The request
Can you write out all the lines word for word, with no pictures?

Dataset content
========================
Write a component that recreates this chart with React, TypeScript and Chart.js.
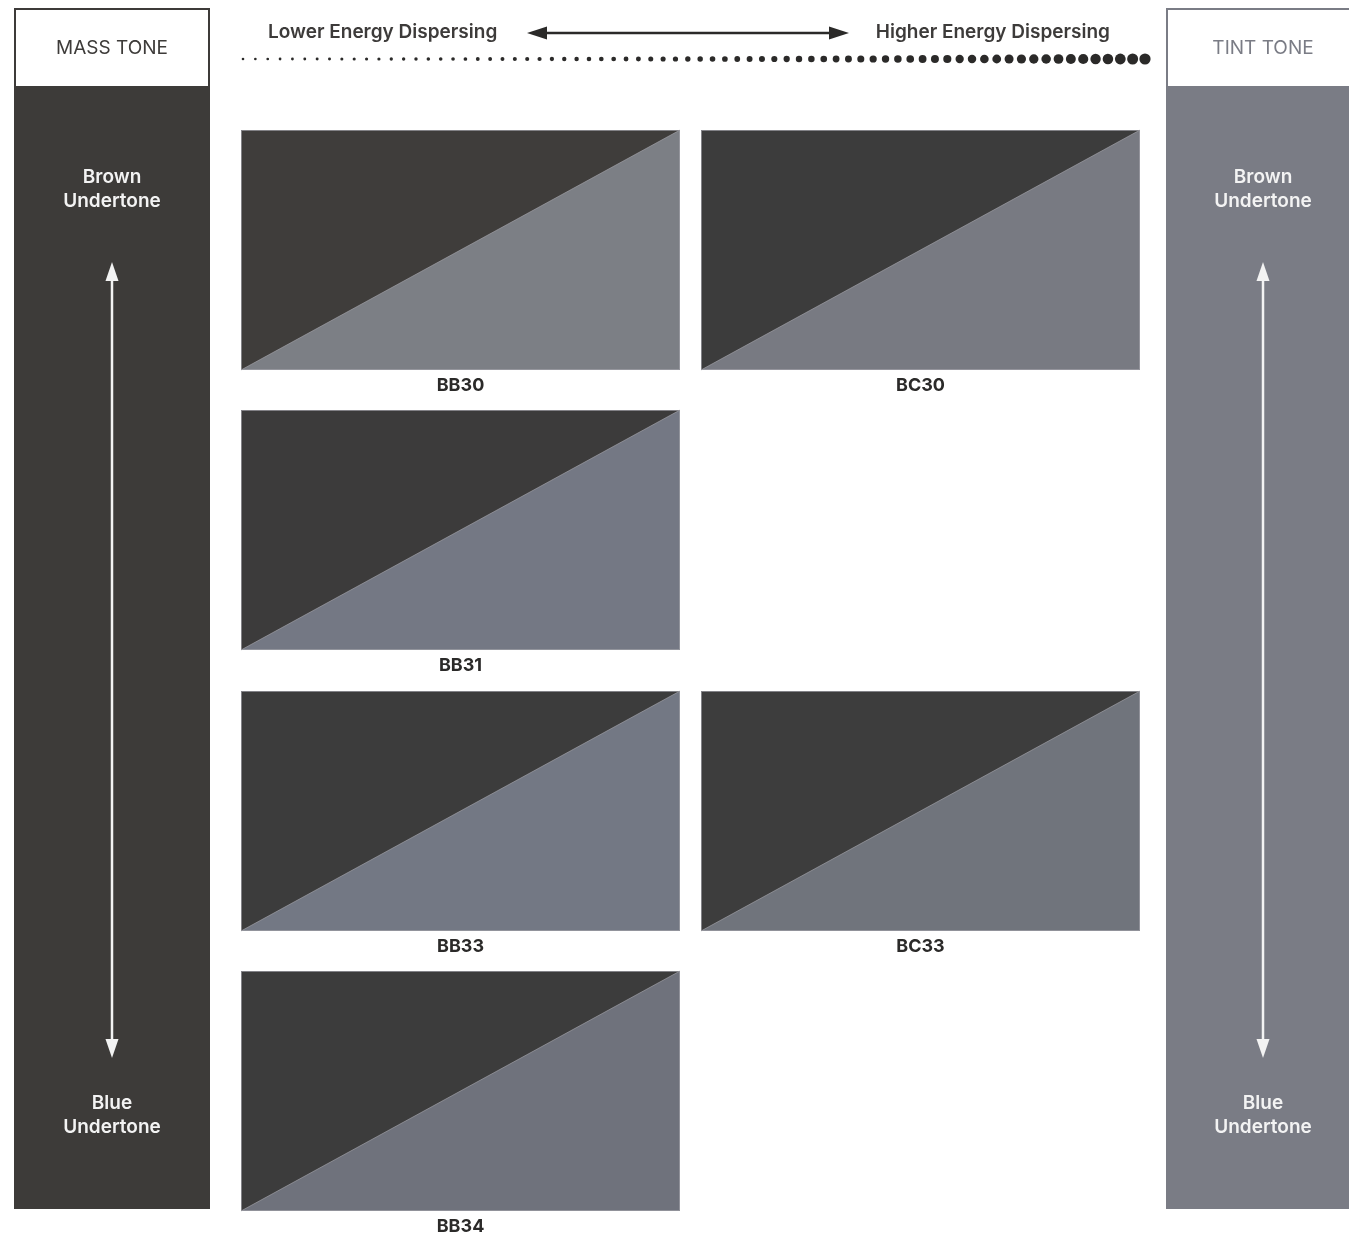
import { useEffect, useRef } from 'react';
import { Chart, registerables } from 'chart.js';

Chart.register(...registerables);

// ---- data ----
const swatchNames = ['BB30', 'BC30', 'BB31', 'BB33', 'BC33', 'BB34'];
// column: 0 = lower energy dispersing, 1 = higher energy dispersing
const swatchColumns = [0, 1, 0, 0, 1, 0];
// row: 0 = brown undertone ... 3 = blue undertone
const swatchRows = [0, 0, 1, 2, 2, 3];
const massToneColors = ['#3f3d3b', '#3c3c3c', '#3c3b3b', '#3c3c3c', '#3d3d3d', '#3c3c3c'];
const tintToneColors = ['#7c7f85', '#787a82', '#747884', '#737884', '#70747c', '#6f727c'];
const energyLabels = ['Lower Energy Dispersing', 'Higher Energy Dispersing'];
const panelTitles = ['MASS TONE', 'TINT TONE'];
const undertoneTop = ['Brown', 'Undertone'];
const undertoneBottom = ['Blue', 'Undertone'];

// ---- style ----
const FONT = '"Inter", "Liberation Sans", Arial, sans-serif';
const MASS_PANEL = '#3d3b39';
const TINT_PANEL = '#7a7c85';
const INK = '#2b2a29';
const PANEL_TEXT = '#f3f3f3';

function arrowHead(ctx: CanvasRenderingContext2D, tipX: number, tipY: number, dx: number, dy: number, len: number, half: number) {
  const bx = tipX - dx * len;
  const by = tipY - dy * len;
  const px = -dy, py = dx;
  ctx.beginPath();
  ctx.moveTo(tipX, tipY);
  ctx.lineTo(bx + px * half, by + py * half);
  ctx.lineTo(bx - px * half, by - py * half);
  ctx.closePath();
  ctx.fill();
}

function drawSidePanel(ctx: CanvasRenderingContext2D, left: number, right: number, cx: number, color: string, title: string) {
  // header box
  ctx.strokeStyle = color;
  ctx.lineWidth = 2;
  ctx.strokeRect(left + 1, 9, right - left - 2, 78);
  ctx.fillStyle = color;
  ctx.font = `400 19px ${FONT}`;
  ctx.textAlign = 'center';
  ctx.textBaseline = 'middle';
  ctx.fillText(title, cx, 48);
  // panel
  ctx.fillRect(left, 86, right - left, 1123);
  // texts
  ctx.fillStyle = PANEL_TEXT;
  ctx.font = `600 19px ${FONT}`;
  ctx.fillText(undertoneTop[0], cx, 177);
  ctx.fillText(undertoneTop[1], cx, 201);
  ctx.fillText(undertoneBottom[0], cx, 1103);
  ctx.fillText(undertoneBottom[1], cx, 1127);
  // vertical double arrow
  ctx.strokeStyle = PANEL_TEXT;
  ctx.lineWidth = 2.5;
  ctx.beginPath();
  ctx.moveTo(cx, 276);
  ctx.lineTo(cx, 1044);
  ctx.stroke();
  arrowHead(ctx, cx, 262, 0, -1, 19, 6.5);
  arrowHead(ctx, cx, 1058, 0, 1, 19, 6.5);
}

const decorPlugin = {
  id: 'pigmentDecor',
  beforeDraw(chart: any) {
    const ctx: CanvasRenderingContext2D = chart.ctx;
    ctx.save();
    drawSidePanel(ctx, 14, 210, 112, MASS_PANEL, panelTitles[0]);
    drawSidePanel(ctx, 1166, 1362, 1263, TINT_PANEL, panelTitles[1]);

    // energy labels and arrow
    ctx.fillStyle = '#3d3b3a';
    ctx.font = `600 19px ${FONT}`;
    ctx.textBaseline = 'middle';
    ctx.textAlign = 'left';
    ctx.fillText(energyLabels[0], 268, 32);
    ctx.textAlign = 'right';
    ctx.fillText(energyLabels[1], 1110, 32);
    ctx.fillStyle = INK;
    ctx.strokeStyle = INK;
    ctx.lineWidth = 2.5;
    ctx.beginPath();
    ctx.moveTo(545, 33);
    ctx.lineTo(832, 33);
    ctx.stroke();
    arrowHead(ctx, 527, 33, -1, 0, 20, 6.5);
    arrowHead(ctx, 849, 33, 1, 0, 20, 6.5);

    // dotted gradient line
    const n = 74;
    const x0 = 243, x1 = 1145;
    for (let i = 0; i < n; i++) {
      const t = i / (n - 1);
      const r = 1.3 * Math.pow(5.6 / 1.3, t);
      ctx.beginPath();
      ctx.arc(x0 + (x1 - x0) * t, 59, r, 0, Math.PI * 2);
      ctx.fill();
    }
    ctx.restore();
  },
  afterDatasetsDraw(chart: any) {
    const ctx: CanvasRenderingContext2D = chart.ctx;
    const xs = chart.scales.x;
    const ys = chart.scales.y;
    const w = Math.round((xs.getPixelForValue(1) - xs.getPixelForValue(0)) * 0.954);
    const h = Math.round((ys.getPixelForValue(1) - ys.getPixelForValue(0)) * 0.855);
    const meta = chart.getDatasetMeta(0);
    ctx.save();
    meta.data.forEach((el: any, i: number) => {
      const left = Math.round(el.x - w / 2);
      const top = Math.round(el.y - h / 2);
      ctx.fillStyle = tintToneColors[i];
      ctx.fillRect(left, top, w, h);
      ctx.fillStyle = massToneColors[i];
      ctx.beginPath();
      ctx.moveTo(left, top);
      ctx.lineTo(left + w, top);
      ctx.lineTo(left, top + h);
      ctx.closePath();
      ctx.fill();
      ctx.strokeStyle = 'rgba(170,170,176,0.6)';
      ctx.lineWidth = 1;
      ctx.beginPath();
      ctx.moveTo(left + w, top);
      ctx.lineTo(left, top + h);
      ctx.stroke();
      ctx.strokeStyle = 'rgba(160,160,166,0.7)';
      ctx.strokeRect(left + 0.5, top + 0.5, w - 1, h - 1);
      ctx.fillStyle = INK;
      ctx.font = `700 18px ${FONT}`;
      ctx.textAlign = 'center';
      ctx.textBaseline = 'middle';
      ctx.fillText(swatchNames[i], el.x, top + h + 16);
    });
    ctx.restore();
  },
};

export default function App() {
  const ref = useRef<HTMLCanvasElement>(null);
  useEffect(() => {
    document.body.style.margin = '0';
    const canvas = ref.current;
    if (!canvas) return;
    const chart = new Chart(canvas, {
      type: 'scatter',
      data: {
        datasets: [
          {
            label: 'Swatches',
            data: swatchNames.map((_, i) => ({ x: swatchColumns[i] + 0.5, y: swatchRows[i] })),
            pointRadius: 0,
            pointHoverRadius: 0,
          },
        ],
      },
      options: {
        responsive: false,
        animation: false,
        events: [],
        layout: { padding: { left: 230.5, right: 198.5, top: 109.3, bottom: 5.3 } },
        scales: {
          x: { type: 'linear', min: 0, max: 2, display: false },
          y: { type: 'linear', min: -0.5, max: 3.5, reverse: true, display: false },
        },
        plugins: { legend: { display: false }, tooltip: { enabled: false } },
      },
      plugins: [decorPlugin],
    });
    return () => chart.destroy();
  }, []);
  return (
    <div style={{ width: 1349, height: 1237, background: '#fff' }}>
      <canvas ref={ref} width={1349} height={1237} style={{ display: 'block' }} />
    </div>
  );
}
========================
Exercise response
Write a component that recreates this chart with React, TypeScript and Chart.js.
import { useEffect, useRef } from 'react';
import { Chart, registerables } from 'chart.js';

Chart.register(...registerables);

// ---- data ----
const swatchNames = ['BB30', 'BC30', 'BB31', 'BB33', 'BC33', 'BB34'];
// column: 0 = lower energy dispersing, 1 = higher energy dispersing
const swatchColumns = [0, 1, 0, 0, 1, 0];
// row: 0 = brown undertone ... 3 = blue undertone
const swatchRows = [0, 0, 1, 2, 2, 3];
const massToneColors = ['#3f3d3b', '#3c3c3c', '#3c3b3b', '#3c3c3c', '#3d3d3d', '#3c3c3c'];
const tintToneColors = ['#7c7f85', '#787a82', '#747884', '#737884', '#70747c', '#6f727c'];
const energyLabels = ['Lower Energy Dispersing', 'Higher Energy Dispersing'];
const panelTitles = ['MASS TONE', 'TINT TONE'];
const undertoneTop = ['Brown', 'Undertone'];
const undertoneBottom = ['Blue', 'Undertone'];

// ---- style ----
const FONT = '"Inter", "Liberation Sans", Arial, sans-serif';
const MASS_PANEL = '#3d3b39';
const TINT_PANEL = '#7a7c85';
const INK = '#2b2a29';
const PANEL_TEXT = '#f3f3f3';

function arrowHead(ctx: CanvasRenderingContext2D, tipX: number, tipY: number, dx: number, dy: number, len: number, half: number) {
  const bx = tipX - dx * len;
  const by = tipY - dy * len;
  const px = -dy, py = dx;
  ctx.beginPath();
  ctx.moveTo(tipX, tipY);
  ctx.lineTo(bx + px * half, by + py * half);
  ctx.lineTo(bx - px * half, by - py * half);
  ctx.closePath();
  ctx.fill();
}

function drawSidePanel(ctx: CanvasRenderingContext2D, left: number, right: number, cx: number, color: string, title: string) {
  // header box
  ctx.strokeStyle = color;
  ctx.lineWidth = 2;
  ctx.strokeRect(left + 1, 9, right - left - 2, 78);
  ctx.fillStyle = color;
  ctx.font = `400 19px ${FONT}`;
  ctx.textAlign = 'center';
  ctx.textBaseline = 'middle';
  ctx.fillText(title, cx, 48);
  // panel
  ctx.fillRect(left, 86, right - left, 1123);
  // texts
  ctx.fillStyle = PANEL_TEXT;
  ctx.font = `600 19px ${FONT}`;
  ctx.fillText(undertoneTop[0], cx, 177);
  ctx.fillText(undertoneTop[1], cx, 201);
  ctx.fillText(undertoneBottom[0], cx, 1103);
  ctx.fillText(undertoneBottom[1], cx, 1127);
  // vertical double arrow
  ctx.strokeStyle = PANEL_TEXT;
  ctx.lineWidth = 2.5;
  ctx.beginPath();
  ctx.moveTo(cx, 276);
  ctx.lineTo(cx, 1044);
  ctx.stroke();
  arrowHead(ctx, cx, 262, 0, -1, 19, 6.5);
  arrowHead(ctx, cx, 1058, 0, 1, 19, 6.5);
}

const decorPlugin = {
  id: 'pigmentDecor',
  beforeDraw(chart: any) {
    const ctx: CanvasRenderingContext2D = chart.ctx;
    ctx.save();
    drawSidePanel(ctx, 14, 210, 112, MASS_PANEL, panelTitles[0]);
    drawSidePanel(ctx, 1166, 1362, 1263, TINT_PANEL, panelTitles[1]);

    // energy labels and arrow
    ctx.fillStyle = '#3d3b3a';
    ctx.font = `600 19px ${FONT}`;
    ctx.textBaseline = 'middle';
    ctx.textAlign = 'left';
    ctx.fillText(energyLabels[0], 268, 32);
    ctx.textAlign = 'right';
    ctx.fillText(energyLabels[1], 1110, 32);
    ctx.fillStyle = INK;
    ctx.strokeStyle = INK;
    ctx.lineWidth = 2.5;
    ctx.beginPath();
    ctx.moveTo(545, 33);
    ctx.lineTo(832, 33);
    ctx.stroke();
    arrowHead(ctx, 527, 33, -1, 0, 20, 6.5);
    arrowHead(ctx, 849, 33, 1, 0, 20, 6.5);

    // dotted gradient line
    const n = 74;
    const x0 = 243, x1 = 1145;
    for (let i = 0; i < n; i++) {
      const t = i / (n - 1);
      const r = 1.3 * Math.pow(5.6 / 1.3, t);
      ctx.beginPath();
      ctx.arc(x0 + (x1 - x0) * t, 59, r, 0, Math.PI * 2);
      ctx.fill();
    }
    ctx.restore();
  },
  afterDatasetsDraw(chart: any) {
    const ctx: CanvasRenderingContext2D = chart.ctx;
    const xs = chart.scales.x;
    const ys = chart.scales.y;
    const w = Math.round((xs.getPixelForValue(1) - xs.getPixelForValue(0)) * 0.954);
    const h = Math.round((ys.getPixelForValue(1) - ys.getPixelForValue(0)) * 0.855);
    const meta = chart.getDatasetMeta(0);
    ctx.save();
    meta.data.forEach((el: any, i: number) => {
      const left = Math.round(el.x - w / 2);
      const top = Math.round(el.y - h / 2);
      ctx.fillStyle = tintToneColors[i];
      ctx.fillRect(left, top, w, h);
      ctx.fillStyle = massToneColors[i];
      ctx.beginPath();
      ctx.moveTo(left, top);
      ctx.lineTo(left + w, top);
      ctx.lineTo(left, top + h);
      ctx.closePath();
      ctx.fill();
      ctx.strokeStyle = 'rgba(170,170,176,0.6)';
      ctx.lineWidth = 1;
      ctx.beginPath();
      ctx.moveTo(left + w, top);
      ctx.lineTo(left, top + h);
      ctx.stroke();
      ctx.strokeStyle = 'rgba(160,160,166,0.7)';
      ctx.strokeRect(left + 0.5, top + 0.5, w - 1, h - 1);
      ctx.fillStyle = INK;
      ctx.font = `700 18px ${FONT}`;
      ctx.textAlign = 'center';
      ctx.textBaseline = 'middle';
      ctx.fillText(swatchNames[i], el.x, top + h + 16);
    });
    ctx.restore();
  },
};

export default function App() {
  const ref = useRef<HTMLCanvasElement>(null);
  useEffect(() => {
    document.body.style.margin = '0';
    const canvas = ref.current;
    if (!canvas) return;
    const chart = new Chart(canvas, {
      type: 'scatter',
      data: {
        datasets: [
          {
            label: 'Swatches',
            data: swatchNames.map((_, i) => ({ x: swatchColumns[i] + 0.5, y: swatchRows[i] })),
            pointRadius: 0,
            pointHoverRadius: 0,
          },
        ],
      },
      options: {
        responsive: false,
        animation: false,
        events: [],
        layout: { padding: { left: 230.5, right: 198.5, top: 109.3, bottom: 5.3 } },
        scales: {
          x: { type: 'linear', min: 0, max: 2, display: false },
          y: { type: 'linear', min: -0.5, max: 3.5, reverse: true, display: false },
        },
        plugins: { legend: { display: false }, tooltip: { enabled: false } },
      },
      plugins: [decorPlugin],
    });
    return () => chart.destroy();
  }, []);
  return (
    <div style={{ width: 1349, height: 1237, background: '#fff' }}>
      <canvas ref={ref} width={1349} height={1237} style={{ display: 'block' }} />
    </div>
  );
}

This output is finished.